**Exercise instructions:** Locate all lines with the word "that" and copy them out.

··········

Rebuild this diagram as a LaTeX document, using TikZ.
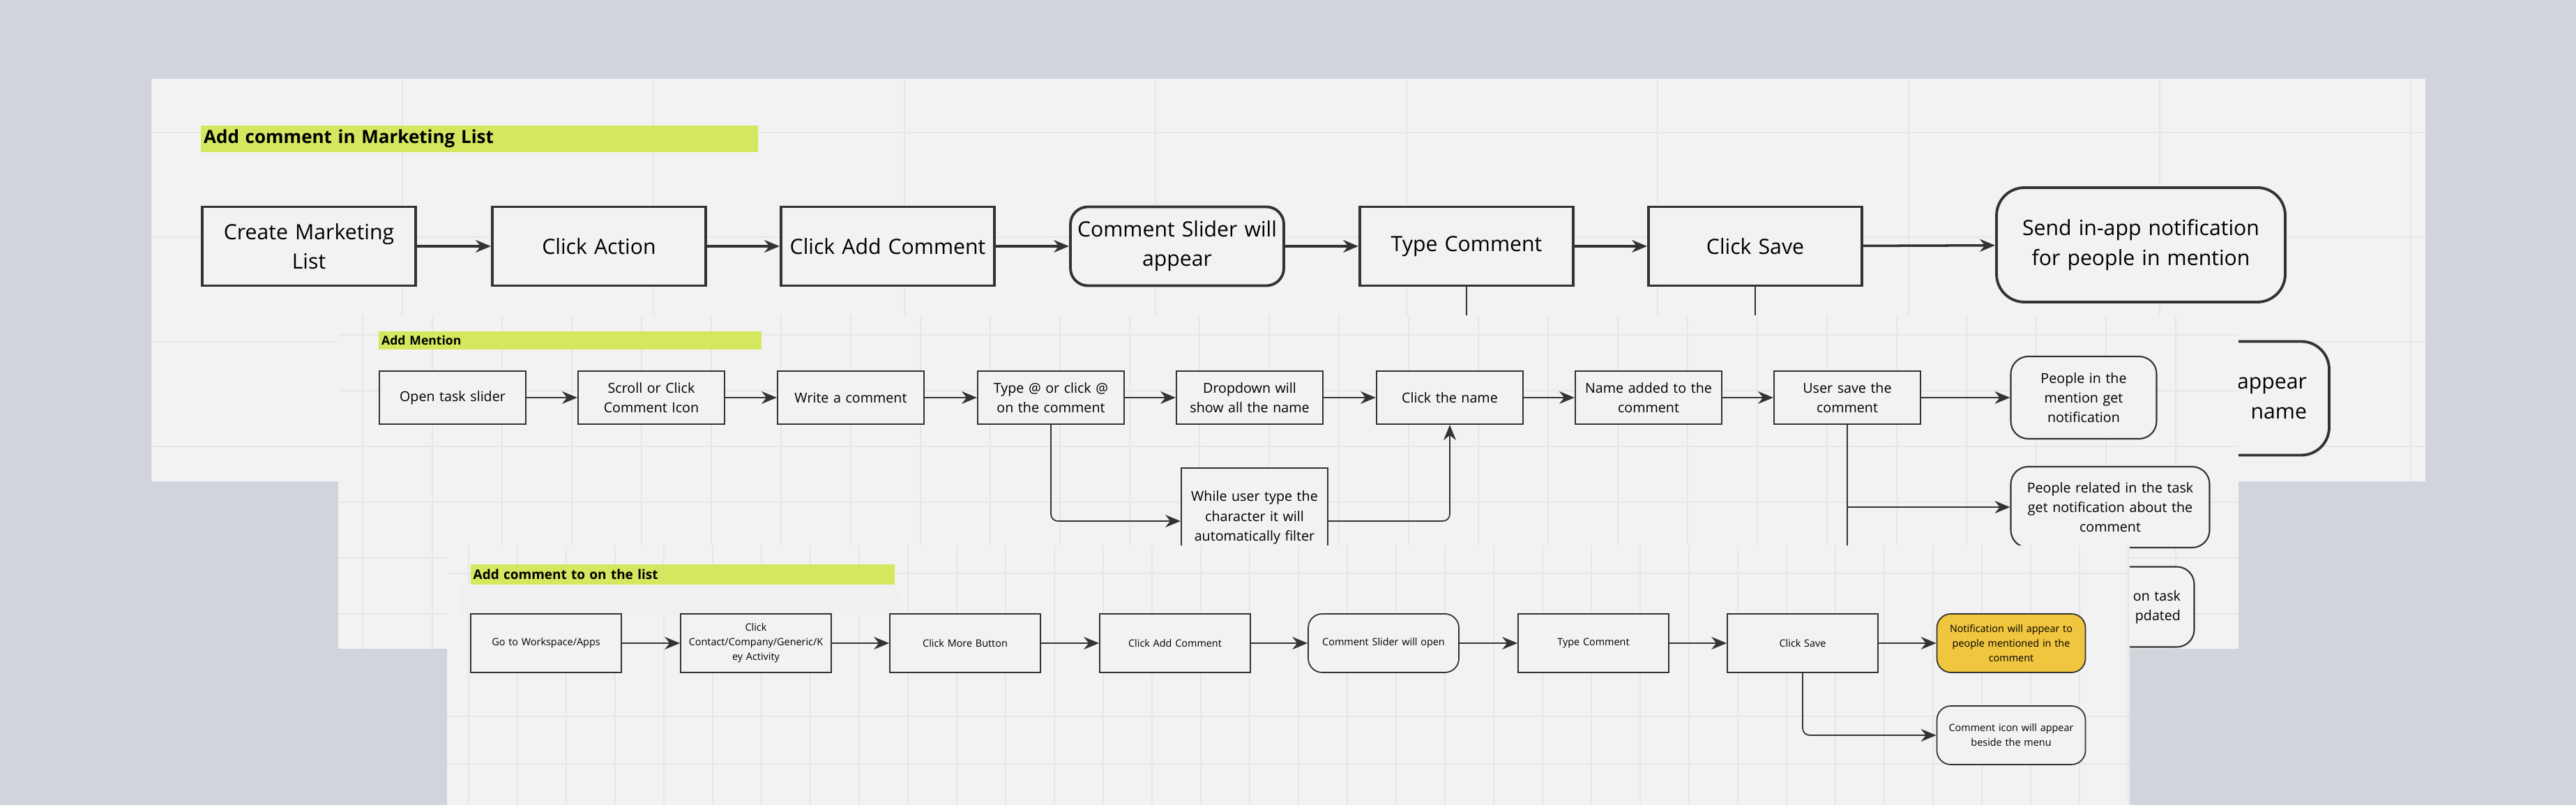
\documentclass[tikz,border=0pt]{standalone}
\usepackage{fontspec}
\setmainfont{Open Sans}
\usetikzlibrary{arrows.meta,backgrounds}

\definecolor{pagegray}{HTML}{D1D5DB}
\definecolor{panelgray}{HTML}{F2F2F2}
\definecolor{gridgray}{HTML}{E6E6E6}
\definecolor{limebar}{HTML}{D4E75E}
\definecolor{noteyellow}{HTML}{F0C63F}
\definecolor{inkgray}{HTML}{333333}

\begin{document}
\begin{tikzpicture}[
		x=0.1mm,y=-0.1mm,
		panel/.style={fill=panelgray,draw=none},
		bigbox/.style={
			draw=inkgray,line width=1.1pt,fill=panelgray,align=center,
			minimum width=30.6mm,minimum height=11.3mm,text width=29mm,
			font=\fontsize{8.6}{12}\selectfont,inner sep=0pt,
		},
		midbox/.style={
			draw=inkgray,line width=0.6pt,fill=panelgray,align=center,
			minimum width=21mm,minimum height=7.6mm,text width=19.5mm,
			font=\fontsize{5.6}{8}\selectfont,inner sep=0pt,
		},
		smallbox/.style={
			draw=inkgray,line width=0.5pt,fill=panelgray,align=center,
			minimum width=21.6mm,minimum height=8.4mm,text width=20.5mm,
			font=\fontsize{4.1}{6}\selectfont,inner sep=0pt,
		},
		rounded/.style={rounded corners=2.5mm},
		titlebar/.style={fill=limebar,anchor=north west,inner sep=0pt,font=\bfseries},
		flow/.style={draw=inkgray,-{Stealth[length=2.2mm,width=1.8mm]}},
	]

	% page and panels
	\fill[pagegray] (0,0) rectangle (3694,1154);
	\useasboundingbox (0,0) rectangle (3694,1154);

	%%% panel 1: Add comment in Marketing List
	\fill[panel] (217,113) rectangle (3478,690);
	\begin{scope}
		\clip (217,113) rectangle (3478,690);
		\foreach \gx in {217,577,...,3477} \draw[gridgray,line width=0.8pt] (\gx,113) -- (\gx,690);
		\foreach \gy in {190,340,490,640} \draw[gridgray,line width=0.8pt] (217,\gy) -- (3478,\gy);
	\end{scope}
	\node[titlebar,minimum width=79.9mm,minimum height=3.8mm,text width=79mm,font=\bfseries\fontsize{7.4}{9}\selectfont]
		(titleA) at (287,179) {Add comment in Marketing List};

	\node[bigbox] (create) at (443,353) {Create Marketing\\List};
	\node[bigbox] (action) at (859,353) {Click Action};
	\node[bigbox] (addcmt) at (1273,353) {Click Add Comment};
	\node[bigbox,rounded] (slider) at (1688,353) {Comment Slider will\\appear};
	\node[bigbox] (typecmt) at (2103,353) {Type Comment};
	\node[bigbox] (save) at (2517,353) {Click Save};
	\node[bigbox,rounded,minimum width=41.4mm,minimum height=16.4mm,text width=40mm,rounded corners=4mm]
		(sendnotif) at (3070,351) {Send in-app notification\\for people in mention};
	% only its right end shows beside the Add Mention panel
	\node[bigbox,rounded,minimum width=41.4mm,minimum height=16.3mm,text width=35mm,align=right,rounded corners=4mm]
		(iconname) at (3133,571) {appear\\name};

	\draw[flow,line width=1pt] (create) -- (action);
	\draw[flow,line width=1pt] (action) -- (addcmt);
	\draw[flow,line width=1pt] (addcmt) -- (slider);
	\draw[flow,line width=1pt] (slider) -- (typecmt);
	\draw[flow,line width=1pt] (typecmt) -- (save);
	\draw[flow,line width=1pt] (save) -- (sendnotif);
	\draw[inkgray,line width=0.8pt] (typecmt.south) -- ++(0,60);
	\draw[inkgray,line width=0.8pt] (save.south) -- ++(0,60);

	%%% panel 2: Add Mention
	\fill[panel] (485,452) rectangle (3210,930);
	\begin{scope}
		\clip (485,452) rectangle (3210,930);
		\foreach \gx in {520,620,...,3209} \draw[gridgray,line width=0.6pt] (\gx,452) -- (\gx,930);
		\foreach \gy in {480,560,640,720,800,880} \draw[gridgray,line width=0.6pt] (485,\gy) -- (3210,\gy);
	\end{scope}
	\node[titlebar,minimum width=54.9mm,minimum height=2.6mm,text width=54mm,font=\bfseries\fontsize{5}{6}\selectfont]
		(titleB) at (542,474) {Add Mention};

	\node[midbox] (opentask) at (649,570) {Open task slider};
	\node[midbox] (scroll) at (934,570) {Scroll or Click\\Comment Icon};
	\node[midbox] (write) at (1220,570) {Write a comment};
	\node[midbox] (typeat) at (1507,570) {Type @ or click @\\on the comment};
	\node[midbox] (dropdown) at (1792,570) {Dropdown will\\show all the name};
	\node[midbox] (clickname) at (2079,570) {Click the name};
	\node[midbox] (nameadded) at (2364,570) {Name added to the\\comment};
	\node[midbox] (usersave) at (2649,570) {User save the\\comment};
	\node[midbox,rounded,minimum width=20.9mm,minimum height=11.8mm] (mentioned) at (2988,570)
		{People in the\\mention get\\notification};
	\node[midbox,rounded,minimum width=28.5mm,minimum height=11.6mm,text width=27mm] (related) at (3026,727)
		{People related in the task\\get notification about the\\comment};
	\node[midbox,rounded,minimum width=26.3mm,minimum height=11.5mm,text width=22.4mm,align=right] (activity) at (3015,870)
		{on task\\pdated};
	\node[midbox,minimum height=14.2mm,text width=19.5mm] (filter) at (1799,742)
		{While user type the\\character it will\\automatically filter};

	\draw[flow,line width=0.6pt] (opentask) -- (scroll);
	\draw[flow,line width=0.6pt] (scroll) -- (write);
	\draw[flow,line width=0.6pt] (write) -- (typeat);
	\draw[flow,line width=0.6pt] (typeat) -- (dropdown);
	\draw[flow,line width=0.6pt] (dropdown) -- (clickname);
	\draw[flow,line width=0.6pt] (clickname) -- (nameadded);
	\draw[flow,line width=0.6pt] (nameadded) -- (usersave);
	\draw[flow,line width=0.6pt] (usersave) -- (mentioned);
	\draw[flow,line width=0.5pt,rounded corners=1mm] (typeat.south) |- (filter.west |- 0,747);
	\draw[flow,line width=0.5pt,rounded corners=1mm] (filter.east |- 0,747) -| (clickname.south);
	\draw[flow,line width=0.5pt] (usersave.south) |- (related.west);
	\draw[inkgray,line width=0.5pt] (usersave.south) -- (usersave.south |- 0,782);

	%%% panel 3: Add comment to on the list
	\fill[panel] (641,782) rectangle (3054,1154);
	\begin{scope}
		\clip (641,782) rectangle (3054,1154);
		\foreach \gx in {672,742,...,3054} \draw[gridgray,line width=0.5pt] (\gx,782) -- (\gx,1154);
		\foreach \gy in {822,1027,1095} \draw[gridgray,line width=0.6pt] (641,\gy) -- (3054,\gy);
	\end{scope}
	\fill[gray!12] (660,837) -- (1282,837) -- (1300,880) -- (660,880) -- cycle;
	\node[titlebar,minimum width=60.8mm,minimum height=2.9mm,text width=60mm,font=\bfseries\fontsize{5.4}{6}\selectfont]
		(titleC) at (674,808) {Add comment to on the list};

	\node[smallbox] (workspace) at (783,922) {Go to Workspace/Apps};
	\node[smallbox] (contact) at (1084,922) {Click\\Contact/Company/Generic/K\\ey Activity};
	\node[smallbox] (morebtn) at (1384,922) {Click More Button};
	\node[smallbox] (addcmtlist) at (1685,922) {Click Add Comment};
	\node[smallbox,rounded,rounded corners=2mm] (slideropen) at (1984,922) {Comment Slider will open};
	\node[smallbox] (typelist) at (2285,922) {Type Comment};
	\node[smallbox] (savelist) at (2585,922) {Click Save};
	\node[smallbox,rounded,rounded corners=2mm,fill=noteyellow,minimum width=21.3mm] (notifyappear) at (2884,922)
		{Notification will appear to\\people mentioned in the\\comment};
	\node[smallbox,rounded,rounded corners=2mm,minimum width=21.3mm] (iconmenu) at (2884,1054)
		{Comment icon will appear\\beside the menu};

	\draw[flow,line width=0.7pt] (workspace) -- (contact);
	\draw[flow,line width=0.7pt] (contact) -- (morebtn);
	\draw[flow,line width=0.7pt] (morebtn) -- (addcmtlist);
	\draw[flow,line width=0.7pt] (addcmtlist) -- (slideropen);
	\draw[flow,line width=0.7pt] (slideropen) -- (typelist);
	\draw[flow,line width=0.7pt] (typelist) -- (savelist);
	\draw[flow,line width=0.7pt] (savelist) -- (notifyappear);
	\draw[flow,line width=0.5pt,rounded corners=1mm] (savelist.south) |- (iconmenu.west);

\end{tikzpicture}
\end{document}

··········

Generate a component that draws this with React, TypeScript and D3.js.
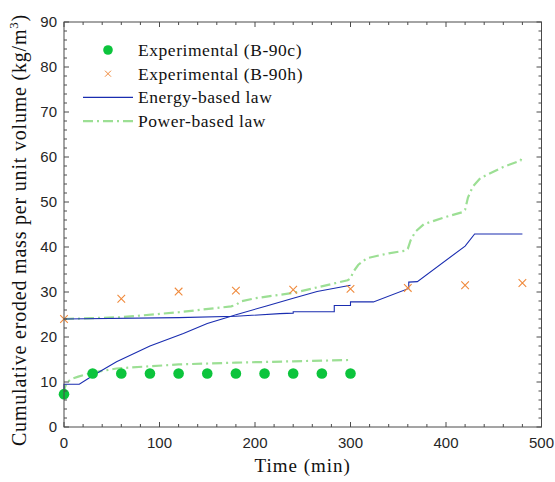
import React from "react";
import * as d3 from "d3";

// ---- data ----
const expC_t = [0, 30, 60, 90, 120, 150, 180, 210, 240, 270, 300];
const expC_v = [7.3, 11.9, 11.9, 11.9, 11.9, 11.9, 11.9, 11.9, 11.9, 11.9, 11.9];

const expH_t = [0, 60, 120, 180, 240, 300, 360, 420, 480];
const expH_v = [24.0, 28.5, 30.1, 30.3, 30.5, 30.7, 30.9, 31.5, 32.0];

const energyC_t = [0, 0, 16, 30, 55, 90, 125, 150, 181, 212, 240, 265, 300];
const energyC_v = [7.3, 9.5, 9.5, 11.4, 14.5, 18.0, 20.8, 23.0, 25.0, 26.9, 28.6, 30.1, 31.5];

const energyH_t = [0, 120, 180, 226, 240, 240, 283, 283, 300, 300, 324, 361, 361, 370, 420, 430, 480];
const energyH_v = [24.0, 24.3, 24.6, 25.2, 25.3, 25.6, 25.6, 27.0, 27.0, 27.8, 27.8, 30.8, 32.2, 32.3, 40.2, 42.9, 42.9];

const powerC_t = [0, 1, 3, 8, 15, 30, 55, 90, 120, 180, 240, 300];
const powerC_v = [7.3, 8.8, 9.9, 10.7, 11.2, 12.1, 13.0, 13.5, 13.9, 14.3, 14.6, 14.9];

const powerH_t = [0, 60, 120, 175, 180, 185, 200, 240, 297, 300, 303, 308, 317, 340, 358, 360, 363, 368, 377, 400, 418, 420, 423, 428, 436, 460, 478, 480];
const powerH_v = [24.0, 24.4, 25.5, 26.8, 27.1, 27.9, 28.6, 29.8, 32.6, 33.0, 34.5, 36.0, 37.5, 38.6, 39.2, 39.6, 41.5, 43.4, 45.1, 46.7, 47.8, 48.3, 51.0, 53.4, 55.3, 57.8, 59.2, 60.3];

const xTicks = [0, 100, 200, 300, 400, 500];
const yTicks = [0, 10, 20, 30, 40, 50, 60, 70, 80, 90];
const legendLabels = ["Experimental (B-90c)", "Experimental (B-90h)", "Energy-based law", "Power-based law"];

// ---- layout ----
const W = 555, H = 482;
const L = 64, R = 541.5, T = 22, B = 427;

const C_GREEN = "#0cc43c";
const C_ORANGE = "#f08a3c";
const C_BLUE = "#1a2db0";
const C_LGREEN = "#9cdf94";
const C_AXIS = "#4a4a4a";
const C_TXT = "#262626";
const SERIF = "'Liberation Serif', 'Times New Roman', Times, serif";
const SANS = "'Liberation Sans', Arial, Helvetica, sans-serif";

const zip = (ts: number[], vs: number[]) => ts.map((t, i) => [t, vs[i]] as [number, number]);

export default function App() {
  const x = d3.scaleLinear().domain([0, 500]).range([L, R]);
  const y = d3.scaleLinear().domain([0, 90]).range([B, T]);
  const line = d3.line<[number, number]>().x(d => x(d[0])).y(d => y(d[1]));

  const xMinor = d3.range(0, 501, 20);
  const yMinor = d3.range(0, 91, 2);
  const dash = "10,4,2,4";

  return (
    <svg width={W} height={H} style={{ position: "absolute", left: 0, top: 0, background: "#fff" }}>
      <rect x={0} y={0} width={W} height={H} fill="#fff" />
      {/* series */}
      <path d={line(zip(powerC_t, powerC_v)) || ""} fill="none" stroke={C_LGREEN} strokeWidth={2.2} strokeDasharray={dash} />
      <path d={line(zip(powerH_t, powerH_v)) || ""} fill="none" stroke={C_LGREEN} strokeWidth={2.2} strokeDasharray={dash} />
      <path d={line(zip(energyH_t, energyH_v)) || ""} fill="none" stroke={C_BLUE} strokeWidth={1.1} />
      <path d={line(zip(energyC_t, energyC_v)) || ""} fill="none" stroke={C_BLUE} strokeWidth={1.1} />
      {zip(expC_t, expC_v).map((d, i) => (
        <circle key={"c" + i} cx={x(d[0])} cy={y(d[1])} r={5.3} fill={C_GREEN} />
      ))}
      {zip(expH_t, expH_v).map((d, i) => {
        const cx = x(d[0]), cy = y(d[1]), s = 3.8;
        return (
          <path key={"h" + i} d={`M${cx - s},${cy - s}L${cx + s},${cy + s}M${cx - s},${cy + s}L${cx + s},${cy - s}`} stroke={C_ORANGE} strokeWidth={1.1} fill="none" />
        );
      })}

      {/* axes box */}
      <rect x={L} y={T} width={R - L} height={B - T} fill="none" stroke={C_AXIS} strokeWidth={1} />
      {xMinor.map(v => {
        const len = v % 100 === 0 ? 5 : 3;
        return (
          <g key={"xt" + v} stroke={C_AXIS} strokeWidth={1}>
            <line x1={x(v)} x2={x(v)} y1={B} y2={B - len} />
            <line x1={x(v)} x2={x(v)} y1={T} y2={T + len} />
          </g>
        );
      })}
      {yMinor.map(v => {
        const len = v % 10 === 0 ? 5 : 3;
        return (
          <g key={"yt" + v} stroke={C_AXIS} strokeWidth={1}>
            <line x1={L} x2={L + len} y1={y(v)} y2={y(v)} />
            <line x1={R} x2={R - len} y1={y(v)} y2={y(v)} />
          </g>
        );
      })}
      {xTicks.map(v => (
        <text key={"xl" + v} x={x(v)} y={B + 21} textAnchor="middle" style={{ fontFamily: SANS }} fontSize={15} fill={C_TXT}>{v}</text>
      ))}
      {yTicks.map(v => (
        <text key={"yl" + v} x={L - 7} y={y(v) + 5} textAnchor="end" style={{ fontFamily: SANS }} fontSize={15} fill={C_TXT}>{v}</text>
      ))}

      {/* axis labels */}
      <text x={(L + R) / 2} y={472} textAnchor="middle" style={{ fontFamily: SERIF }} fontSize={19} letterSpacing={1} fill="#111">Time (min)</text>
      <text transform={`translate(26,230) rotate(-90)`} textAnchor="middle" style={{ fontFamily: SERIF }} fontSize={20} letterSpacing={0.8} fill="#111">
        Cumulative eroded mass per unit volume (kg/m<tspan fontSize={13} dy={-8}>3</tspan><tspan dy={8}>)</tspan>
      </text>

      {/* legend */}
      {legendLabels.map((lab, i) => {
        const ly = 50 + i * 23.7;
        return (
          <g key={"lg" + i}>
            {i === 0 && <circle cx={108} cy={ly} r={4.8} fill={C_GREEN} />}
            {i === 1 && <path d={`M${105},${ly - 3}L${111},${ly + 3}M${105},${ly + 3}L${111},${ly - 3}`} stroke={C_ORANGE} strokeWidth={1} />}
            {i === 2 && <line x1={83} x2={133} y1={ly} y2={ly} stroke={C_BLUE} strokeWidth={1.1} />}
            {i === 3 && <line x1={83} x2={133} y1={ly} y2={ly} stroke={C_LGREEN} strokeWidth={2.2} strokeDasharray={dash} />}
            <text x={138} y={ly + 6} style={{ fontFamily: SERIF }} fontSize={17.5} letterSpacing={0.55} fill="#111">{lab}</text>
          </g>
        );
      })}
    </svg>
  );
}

··········

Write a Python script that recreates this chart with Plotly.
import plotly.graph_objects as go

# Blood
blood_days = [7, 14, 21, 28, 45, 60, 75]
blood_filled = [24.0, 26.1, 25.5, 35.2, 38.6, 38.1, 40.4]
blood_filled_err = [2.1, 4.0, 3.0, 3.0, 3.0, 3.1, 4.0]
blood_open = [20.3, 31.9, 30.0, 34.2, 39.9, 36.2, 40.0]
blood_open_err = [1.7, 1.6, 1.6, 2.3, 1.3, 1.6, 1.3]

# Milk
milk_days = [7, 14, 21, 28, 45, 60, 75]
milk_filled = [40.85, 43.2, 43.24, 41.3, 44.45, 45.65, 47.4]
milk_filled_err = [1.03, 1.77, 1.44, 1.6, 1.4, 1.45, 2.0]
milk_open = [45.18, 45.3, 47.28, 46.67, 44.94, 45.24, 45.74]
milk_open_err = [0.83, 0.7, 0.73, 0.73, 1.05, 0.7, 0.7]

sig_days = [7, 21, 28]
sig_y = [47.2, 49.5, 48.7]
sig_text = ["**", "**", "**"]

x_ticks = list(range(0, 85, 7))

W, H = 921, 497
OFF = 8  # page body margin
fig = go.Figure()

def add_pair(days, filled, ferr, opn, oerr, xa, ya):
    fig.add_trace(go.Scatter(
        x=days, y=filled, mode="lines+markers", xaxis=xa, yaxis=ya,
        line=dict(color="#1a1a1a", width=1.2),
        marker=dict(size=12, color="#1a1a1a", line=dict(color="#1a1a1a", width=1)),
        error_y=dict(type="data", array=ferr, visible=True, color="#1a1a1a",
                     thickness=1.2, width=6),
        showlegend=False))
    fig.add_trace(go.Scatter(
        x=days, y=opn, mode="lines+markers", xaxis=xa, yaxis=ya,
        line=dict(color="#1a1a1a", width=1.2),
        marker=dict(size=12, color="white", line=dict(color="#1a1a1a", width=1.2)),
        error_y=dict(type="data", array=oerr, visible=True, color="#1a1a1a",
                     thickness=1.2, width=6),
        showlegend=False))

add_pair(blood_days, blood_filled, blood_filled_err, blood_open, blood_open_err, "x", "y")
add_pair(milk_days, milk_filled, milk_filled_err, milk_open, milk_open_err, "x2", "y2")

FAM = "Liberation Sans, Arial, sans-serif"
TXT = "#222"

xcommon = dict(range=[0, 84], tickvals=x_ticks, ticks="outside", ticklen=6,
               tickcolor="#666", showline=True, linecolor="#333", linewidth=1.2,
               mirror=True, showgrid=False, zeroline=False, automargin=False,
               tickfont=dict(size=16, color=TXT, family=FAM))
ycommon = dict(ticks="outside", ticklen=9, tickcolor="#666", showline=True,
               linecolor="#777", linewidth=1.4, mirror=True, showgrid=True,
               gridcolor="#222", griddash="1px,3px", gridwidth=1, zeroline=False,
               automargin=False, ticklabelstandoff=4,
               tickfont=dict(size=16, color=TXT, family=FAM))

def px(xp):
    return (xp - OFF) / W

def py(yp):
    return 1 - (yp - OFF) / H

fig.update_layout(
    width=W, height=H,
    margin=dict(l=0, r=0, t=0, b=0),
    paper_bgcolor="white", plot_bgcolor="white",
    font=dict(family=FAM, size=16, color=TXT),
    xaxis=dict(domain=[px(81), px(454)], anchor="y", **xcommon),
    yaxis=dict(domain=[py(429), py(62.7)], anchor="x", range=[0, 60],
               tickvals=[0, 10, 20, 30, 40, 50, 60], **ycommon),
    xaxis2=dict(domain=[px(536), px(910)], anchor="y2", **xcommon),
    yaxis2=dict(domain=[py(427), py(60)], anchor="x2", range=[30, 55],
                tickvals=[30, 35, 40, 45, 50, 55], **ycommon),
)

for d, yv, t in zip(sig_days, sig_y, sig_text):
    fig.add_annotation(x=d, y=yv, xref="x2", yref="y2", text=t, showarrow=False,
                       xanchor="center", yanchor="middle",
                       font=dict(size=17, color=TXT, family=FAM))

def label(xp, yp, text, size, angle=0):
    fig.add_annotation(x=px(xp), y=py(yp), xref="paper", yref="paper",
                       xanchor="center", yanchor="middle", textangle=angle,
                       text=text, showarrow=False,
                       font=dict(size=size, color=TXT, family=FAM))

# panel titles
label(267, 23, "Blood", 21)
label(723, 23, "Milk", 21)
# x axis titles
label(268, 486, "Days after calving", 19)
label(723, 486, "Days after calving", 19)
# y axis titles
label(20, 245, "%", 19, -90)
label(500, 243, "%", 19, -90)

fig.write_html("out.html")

··········

**Answer to this problem:**
Generate a component that draws this with React, TypeScript and D3.js.
Write a Python script that recreates this chart with Plotly.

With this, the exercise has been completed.